Pepperdine biology professor earns prestigious award

0
130
Dr. Stephen D. Davis

Dr. Stephen D. Davis, distinguished professor of biology at Pepperdine University, has been named by Baylor University as this year’s recipient of the Robert Foster Cherry Award for Great Teaching, the only national teaching award presented by a college or university to an individual for exceptional teaching.

The Cherry Award program at Baylor is designed to honor great teachers, stimulate discussion in the academy about the value of teaching and encourage departments and institutions to value their own great teachers. Individuals nominated for the award have a proven record as an extraordinary teacher with a positive, inspiring and long-lasting effect on students, along with a record of distinguished scholarship.

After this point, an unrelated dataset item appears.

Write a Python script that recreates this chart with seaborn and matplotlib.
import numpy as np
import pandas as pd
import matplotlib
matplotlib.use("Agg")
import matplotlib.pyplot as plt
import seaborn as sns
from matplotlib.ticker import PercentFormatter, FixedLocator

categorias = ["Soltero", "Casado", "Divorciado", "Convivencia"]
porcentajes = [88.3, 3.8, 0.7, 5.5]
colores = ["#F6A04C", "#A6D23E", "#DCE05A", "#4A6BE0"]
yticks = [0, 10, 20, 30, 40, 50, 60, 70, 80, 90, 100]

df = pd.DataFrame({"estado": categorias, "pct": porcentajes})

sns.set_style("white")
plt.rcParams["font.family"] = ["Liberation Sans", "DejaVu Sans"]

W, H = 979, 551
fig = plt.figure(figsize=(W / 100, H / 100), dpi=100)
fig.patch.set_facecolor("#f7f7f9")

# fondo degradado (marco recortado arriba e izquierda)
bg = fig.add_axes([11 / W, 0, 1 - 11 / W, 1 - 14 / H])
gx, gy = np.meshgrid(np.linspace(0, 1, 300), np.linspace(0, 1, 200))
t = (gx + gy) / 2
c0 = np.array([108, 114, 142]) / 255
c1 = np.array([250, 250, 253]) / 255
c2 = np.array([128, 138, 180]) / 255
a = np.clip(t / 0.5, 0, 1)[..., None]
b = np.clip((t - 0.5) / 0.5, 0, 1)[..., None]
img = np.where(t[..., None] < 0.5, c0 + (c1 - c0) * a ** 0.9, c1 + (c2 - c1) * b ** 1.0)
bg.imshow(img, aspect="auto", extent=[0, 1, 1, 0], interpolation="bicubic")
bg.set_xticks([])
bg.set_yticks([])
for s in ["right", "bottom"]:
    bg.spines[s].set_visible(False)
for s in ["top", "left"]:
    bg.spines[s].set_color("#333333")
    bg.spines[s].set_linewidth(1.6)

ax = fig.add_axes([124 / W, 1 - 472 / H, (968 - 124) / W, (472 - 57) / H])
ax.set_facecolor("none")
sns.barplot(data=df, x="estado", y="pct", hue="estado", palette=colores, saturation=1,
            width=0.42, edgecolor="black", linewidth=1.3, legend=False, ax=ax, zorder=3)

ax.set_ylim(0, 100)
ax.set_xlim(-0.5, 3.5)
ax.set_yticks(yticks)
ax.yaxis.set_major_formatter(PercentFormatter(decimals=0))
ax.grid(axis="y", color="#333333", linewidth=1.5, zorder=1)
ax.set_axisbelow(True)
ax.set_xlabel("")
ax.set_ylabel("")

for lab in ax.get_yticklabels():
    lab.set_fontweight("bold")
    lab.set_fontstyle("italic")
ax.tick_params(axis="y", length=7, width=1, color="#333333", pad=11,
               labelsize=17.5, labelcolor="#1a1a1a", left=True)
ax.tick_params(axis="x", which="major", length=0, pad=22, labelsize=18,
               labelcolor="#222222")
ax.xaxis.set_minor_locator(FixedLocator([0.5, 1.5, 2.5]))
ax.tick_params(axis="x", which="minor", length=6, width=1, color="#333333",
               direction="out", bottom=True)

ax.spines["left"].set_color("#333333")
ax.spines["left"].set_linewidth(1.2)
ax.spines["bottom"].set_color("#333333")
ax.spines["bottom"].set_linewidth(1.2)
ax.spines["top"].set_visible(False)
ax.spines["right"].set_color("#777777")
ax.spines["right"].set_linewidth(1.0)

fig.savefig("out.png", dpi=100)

As the 2008 recipient, Davis will receive a $200,000 award, plus $25,000 for his home department at Pepperdine. He will teach in residence at Baylor during the fall. A renowned expert on plant adaptations to fire, freezing and drought, Davis visited the Baylor campus in October to present a Cherry finalist lecture on “Undergraduate Research, Celebrating the Spice of Science.”

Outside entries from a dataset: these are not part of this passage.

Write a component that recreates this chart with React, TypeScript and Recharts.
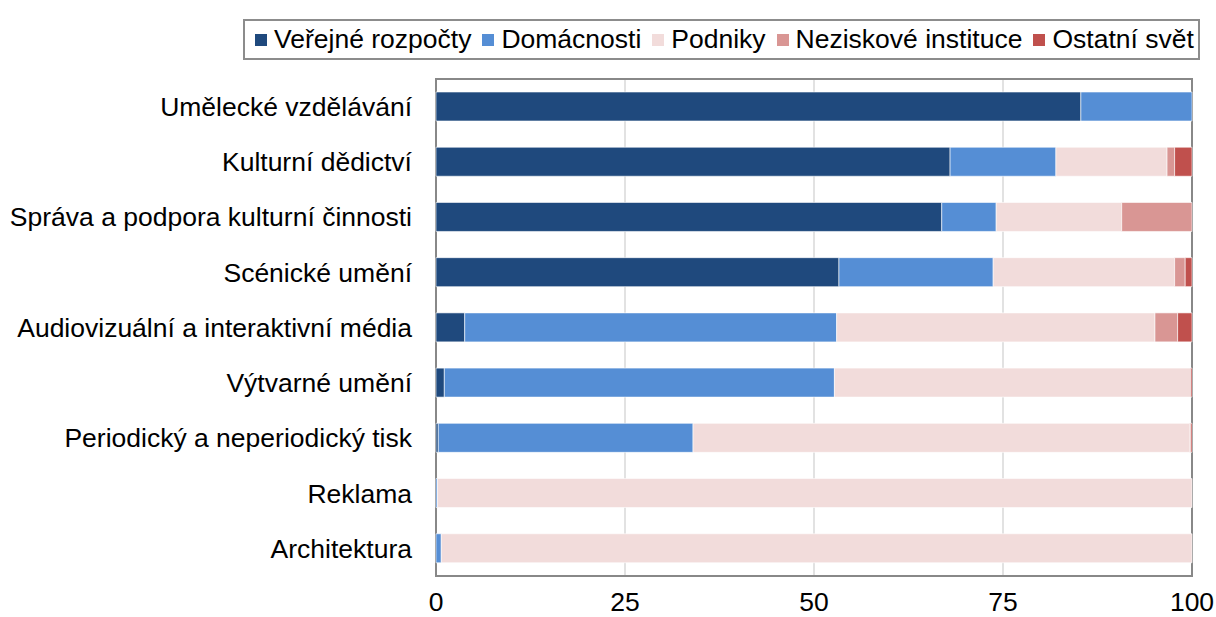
import { BarChart, Bar, XAxis, YAxis, CartesianGrid, ReferenceArea } from 'recharts';

const categories = [
  'Umělecké vzdělávání',
  'Kulturní dědictví',
  'Správa a podpora kulturní činnosti',
  'Scénické umění',
  'Audiovizuální a interaktivní média',
  'Výtvarné umění',
  'Periodický a neperiodický tisk',
  'Reklama',
  'Architektura',
];

const verejneRozpocty = [85.3, 68.0, 66.9, 53.3, 3.8, 1.1, 0.3, 0, 0];
const domacnosti = [14.7, 14.0, 7.2, 20.4, 49.2, 51.6, 33.7, 0.2, 0.7];
const podniky = [0, 14.7, 16.6, 24.0, 42.1, 47.1, 65.7, 99.8, 99.3];
const neziskove = [0, 1.0, 9.3, 1.4, 3.0, 0, 0.1, 0, 0];
const ostatniSvet = [0, 2.3, 0, 0.9, 1.9, 0.2, 0.2, 0, 0];

const xTicks = [0, 25, 50, 75, 100];

const series = [
  { key: 'verejne', name: 'Veřejné rozpočty', color: '#1F497D', values: verejneRozpocty },
  { key: 'domacnosti', name: 'Domácnosti', color: '#558ED5', values: domacnosti },
  { key: 'podniky', name: 'Podniky', color: '#F2DCDB', values: podniky },
  { key: 'neziskove', name: 'Neziskové instituce', color: '#D99694', values: neziskove },
  { key: 'ostatni', name: 'Ostatní svět', color: '#C0504D', values: ostatniSvet },
];

const data = categories.map((name, i) => {
  const row: Record<string, string | number> = { name };
  series.forEach((s) => {
    row[s.key] = s.values[i];
  });
  return row;
});

const font = '"Liberation Sans", Arial, sans-serif';
const fontSize = 26.5;

const Legend = () => (
  <div
    style={{
      position: 'absolute',
      left: 243,
      top: 19,
      width: 957,
      height: 41,
      border: '2px solid #8c8c8c',
      boxSizing: 'border-box',
      display: 'flex',
      alignItems: 'center',
      paddingLeft: 10,
      fontFamily: font,
      fontSize,
      color: '#000',
      whiteSpace: 'nowrap',
    }}
  >
    {series.map((s) => (
      <span key={s.key} style={{ display: 'inline-flex', alignItems: 'center', marginRight: 11 }}>
        <span style={{ width: 12, height: 12, background: s.color, marginRight: 7, display: 'inline-block' }} />
        {s.name}
      </span>
    ))}
  </div>
);

export default function App() {
  return (
    <div style={{ position: 'absolute', left: 0, top: 0, width: 1216, height: 617, background: '#fff' }}>
      <Legend />
      <BarChart
        width={1216}
        height={617}
        data={data}
        layout="vertical"
        margin={{ top: 79, right: 24, bottom: 0, left: 0 }}
        barSize={29}
      >
        <CartesianGrid horizontal={false} stroke="#d9d9d9" strokeWidth={1.5} />
        <XAxis
          type="number"
          domain={[0, 100]}
          ticks={xTicks}
          axisLine={false}
          tickLine={false}
          tickSize={0}
          tickMargin={16}
          height={41}
          tick={{ fontSize, fill: '#000', fontFamily: font }}
        />
        <YAxis
          type="category"
          dataKey="name"
          width={436}
          axisLine={false}
          tickLine={false}
          tickSize={0}
          tickMargin={24}
          interval={0}
          tick={{ fontSize, fill: '#000', fontFamily: font }}
        />
        {series.map((s) => (
          <Bar
            key={s.key}
            dataKey={s.key}
            name={s.name}
            stackId="a"
            fill={s.color}
            stroke="#ffffff"
            strokeWidth={0.6}
            isAnimationActive={false}
          />
        ))}
        <ReferenceArea x1={0} x2={100} fill="none" stroke="#888888" strokeWidth={2} ifOverflow="visible" />
      </BarChart>
    </div>
  );
}
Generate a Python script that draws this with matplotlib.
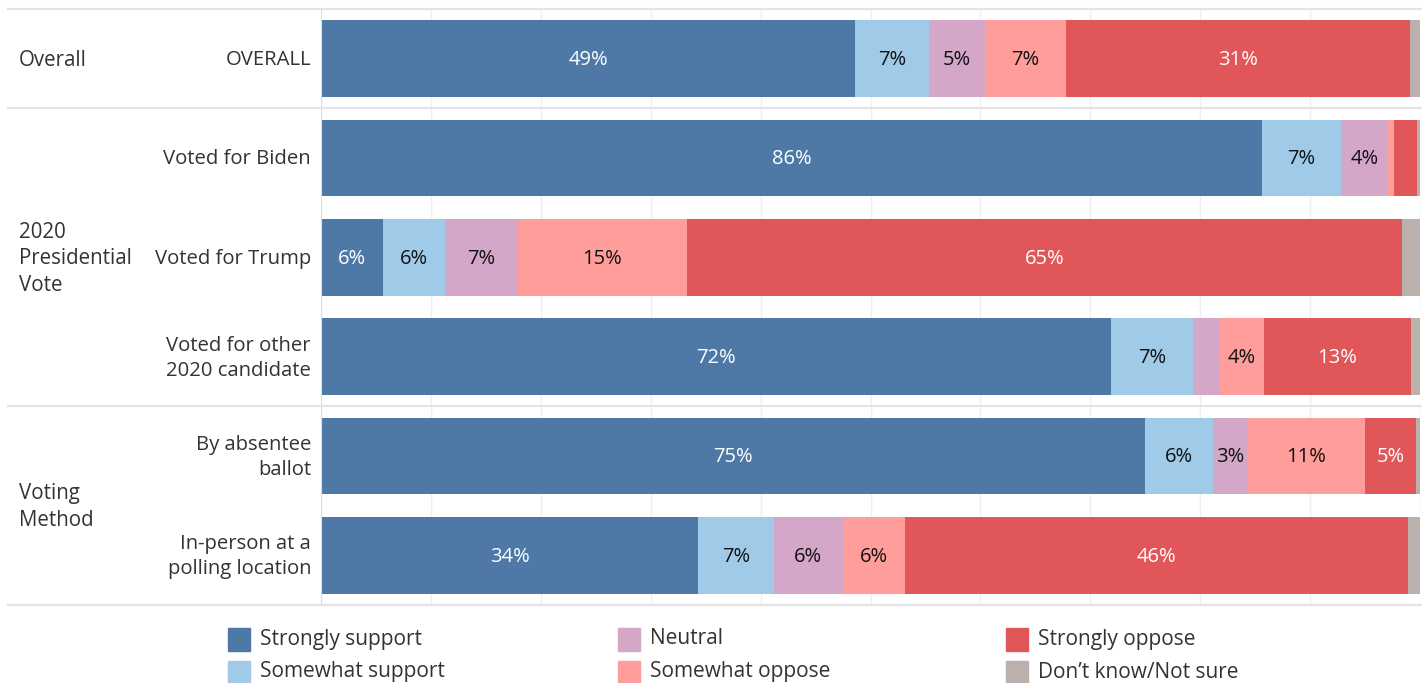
import numpy as np
import matplotlib
matplotlib.use('Agg')
import matplotlib.pyplot as plt
from matplotlib.patches import Rectangle
from matplotlib.lines import Line2D
import matplotlib.transforms as mtransforms

plt.rcParams['font.family'] = ['Open Sans', 'DejaVu Sans']

# data (percent of respondents)
rows = ['OVERALL', 'Voted for Biden', 'Voted for Trump',
        'Voted for other\n2020 candidate', 'By absentee\nballot',
        'In-person at a\npolling location']
groups = ['Overall', '2020\nPresidential\nVote', 'Voting\nMethod']
group_rows = [(0, 0), (1, 3), (4, 5)]
categories = ['Strongly support', 'Somewhat support', 'Neutral',
              'Somewhat oppose', 'Strongly oppose', "Don\u2019t know/Not sure"]
strongly_support = [48.6, 85.6, 5.6, 71.9, 75.0, 34.3]
somewhat_support = [6.7, 7.2, 5.7, 7.4, 6.2, 6.9]
neutral = [5.1, 4.3, 6.6, 2.5, 3.1, 6.3]
somewhat_oppose = [7.4, 0.5, 15.4, 4.0, 10.7, 5.6]
strongly_oppose = [31.3, 2.1, 65.1, 13.4, 4.6, 45.8]
dont_know = [0.9, 0.3, 1.6, 0.8, 0.4, 1.1]

series = [strongly_support, somewhat_support, neutral,
          somewhat_oppose, strongly_oppose, dont_know]
colors = ['#4E79A7', '#A0CBE8', '#D4A6C8', '#FF9D9A', '#E15759', '#BAB0AC']
text_colors = ['white', '#111111', '#111111', '#111111', 'white', '#111111']
txt = '#333333'

W, H = 1422, 683
fig = plt.figure(figsize=(W / 100, H / 100), dpi=100)
ax = fig.add_axes([321 / W, 1 - 605 / H, (1420 - 321) / W, (605 - 9) / H])

y = np.arange(len(rows))
left = np.zeros(len(rows))
for vals, c, tc in zip(series, colors, text_colors):
    vals = np.array(vals)
    ax.barh(y, vals, left=left, height=0.775, color=c, zorder=2)
    for yi, (l, v) in enumerate(zip(left, vals)):
        if v >= 3:
            ax.text(l + v / 2, yi + 0.015, f'{int(round(v))}%', ha='center', va='center',
                    color=tc, fontsize=14.5, zorder=3)
    left = left + vals

ax.set_xlim(0, 100)
ax.set_ylim(5.5, -0.5)
ax.set_xticks(np.arange(0, 101, 10))
ax.set_yticks([])
ax.tick_params(axis='x', length=0, labelbottom=False)
ax.grid(axis='x', color='#efefef', lw=1, zorder=0)
for s in ['top', 'right', 'bottom']:
    ax.spines[s].set_visible(False)
ax.spines['left'].set_color('#dddddd')

# row labels
for yi, r in enumerate(rows):
    ax.text(-0.9, yi + 0.015, r, ha='right', va='center', fontsize=14.6, color=txt,
            linespacing=1.35)

# group labels and separators
trans = mtransforms.blended_transform_factory(fig.transFigure, ax.transData)
for g, (a, b) in zip(groups, group_rows):
    ax.text(19 / W, (a + b) / 2 + 0.015, g, transform=trans, ha='left', va='center',
            fontsize=14.8, color=txt, linespacing=1.35)
for sy in [-0.5, 0.5, 3.5, 5.5]:
    fig.add_artist(Line2D([8 / W, 1], [sy, sy], transform=trans,
                          color='#e3e3e3', lw=1.5))

# legend
leg_x = [228, 618, 1006]
leg_y = [639, 672]
for i, (cat, c) in enumerate(zip(categories, colors)):
    lx = leg_x[i // 2]
    ly = leg_y[i % 2]
    fig.add_artist(Rectangle((lx / W, 1 - (ly + 11.5) / H), 22 / W, 23 / H,
                             transform=fig.transFigure, color=c))
    fig.text((lx + 32) / W, 1 - ly / H, cat, ha='left', va='center',
             fontsize=15, color=txt)

fig.savefig('out.png', dpi=100)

“I am greatly honored and humbled to be a recipient of the Robert Foster Cherry Award for Great Teaching,” Davis said. “This is a great tribute not only to me personally but also to the concept of promoting undergraduate research as a form of teaching. Teaching is an honorable and rewarding profession on its own account. An added benefit accrues when the students you teach exceed expectations, engage in the personal discovery of new knowledge through original research and reveal to you, the teacher, new insight into the subject being taught.”